#### [THE PROBLEM]
Copy the material below verbatim from the line with "Reproduce this chart with Apache ECharts." to the line with "const seriesNames = ['Extended", both lines included, omitting pictures and every line outside that range.

#### [SOURCE RECORDS]
----

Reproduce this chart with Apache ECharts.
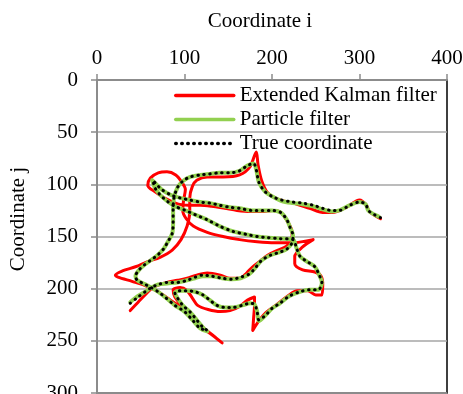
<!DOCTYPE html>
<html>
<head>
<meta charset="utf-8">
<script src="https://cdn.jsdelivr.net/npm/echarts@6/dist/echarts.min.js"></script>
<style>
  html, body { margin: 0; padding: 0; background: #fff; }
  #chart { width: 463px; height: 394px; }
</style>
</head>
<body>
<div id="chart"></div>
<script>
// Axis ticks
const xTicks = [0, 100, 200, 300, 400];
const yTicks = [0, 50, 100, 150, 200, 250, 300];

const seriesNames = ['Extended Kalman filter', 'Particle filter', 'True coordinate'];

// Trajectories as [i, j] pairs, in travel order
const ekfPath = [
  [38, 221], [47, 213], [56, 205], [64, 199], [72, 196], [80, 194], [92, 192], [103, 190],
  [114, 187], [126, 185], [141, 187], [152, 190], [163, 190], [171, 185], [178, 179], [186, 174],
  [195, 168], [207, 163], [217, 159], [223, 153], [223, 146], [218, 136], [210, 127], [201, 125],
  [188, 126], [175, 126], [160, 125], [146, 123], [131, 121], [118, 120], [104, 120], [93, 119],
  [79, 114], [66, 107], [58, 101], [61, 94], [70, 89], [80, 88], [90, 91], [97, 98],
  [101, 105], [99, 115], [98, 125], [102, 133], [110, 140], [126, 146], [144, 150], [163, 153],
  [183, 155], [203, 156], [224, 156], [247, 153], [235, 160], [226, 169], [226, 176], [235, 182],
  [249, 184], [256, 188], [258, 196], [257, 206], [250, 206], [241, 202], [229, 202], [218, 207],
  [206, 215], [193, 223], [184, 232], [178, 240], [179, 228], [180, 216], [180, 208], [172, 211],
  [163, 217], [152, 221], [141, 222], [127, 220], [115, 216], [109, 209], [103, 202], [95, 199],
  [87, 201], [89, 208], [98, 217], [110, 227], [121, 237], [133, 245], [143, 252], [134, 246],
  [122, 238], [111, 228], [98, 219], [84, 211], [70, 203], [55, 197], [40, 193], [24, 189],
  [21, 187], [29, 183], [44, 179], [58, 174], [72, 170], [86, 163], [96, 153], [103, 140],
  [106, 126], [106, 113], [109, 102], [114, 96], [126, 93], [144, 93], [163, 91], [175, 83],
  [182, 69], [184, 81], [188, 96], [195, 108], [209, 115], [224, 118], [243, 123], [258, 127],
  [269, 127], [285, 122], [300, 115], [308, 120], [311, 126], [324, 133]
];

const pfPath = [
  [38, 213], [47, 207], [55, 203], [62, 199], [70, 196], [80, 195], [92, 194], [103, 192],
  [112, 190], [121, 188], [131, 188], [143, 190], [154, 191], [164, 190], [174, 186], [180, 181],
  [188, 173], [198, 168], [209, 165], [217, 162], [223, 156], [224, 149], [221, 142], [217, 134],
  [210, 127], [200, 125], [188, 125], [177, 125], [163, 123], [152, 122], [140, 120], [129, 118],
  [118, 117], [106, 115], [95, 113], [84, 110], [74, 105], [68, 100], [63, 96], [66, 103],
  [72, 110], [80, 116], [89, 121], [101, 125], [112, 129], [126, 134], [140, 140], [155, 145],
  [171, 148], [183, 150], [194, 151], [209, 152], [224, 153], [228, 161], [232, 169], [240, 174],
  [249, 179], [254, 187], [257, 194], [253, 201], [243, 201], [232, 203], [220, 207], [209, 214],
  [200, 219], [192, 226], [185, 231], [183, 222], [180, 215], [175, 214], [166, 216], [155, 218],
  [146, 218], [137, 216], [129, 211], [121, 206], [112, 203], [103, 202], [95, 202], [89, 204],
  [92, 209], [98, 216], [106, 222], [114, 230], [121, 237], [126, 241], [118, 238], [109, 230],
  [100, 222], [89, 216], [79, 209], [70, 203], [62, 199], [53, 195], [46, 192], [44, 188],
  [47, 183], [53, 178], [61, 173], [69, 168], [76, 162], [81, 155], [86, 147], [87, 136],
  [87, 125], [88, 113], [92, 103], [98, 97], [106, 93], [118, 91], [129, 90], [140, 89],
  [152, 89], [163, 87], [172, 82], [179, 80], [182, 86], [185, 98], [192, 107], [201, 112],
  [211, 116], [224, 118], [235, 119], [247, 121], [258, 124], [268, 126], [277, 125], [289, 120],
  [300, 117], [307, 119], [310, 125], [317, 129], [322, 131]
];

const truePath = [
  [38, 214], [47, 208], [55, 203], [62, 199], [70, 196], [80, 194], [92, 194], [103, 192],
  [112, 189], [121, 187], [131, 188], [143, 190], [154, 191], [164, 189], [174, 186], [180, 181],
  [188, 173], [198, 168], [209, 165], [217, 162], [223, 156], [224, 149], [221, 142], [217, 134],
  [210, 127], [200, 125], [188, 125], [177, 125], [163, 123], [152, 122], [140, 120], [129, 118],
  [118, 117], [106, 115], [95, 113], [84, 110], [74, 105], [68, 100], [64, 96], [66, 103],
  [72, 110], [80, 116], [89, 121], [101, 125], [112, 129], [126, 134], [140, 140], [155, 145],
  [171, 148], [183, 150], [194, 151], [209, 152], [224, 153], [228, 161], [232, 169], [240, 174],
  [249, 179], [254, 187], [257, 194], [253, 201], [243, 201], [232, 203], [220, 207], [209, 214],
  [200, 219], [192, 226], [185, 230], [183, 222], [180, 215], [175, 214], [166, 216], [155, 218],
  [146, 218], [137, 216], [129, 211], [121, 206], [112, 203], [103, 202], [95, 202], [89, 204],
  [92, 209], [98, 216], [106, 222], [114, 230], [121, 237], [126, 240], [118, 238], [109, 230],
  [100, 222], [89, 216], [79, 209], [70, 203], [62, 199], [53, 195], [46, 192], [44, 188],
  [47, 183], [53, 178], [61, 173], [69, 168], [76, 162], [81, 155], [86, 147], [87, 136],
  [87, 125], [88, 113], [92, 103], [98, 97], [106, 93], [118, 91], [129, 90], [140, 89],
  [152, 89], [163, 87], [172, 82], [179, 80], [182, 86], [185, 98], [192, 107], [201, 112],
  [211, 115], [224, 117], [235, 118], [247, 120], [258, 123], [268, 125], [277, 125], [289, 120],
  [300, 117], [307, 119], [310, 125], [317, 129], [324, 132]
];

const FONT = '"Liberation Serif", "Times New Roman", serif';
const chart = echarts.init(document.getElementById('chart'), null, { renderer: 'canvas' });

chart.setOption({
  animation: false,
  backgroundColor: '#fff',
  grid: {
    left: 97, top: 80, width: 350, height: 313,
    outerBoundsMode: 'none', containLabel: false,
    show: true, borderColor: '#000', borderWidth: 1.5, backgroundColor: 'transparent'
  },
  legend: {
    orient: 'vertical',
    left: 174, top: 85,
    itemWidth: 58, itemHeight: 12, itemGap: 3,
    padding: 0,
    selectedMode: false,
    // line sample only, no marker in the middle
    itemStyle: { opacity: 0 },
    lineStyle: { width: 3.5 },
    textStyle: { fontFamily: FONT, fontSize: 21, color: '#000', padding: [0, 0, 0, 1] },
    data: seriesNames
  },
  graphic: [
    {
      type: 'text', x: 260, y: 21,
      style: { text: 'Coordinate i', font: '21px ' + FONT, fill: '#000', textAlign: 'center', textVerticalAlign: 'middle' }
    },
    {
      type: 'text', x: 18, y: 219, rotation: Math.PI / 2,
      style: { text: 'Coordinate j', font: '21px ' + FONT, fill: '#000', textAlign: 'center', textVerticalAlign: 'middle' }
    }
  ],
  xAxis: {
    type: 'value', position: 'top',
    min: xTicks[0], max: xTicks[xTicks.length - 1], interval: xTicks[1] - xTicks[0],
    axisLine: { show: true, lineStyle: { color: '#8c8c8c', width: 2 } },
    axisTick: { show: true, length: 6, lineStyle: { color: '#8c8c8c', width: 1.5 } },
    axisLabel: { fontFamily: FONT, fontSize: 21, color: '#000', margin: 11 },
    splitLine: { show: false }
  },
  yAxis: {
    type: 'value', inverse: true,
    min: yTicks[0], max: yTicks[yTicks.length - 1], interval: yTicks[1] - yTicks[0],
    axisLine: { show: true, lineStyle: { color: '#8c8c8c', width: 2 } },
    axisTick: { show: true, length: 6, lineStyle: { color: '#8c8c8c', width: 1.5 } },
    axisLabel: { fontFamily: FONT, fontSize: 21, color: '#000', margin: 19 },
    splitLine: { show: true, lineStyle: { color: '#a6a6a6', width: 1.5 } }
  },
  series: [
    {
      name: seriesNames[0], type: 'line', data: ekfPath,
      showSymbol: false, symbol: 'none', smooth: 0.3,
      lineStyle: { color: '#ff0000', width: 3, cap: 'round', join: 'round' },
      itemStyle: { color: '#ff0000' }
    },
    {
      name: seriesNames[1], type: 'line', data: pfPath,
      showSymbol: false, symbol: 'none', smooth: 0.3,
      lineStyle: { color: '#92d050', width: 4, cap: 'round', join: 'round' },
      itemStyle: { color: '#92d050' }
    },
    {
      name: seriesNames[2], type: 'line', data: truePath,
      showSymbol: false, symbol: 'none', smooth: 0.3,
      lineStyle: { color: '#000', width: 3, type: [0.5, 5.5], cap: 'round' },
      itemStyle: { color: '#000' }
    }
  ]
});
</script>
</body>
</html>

----

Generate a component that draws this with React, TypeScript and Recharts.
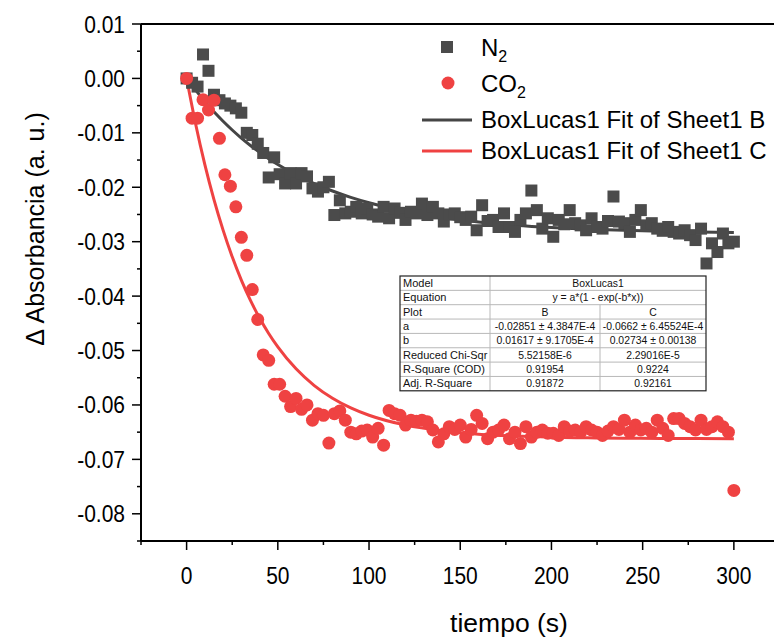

----

#### [RESPONSE FOR THIS EXERCISE]
Reproduce this chart with Apache ECharts.
<!DOCTYPE html>
<html>
<head>
<meta charset="utf-8">
<script src="https://cdn.jsdelivr.net/npm/echarts@6/dist/echarts.min.js"></script>
<style>
  html, body { margin: 0; padding: 0; background: #fff; }
  #chart { width: 463px; height: 394px; }
</style>
</head>
<body>
<div id="chart"></div>
<script>
// Axis ticks
const xTicks = [0, 100, 200, 300, 400];
const yTicks = [0, 50, 100, 150, 200, 250, 300];

const seriesNames = ['Extended Kalman filter', 'Particle filter', 'True coordinate'];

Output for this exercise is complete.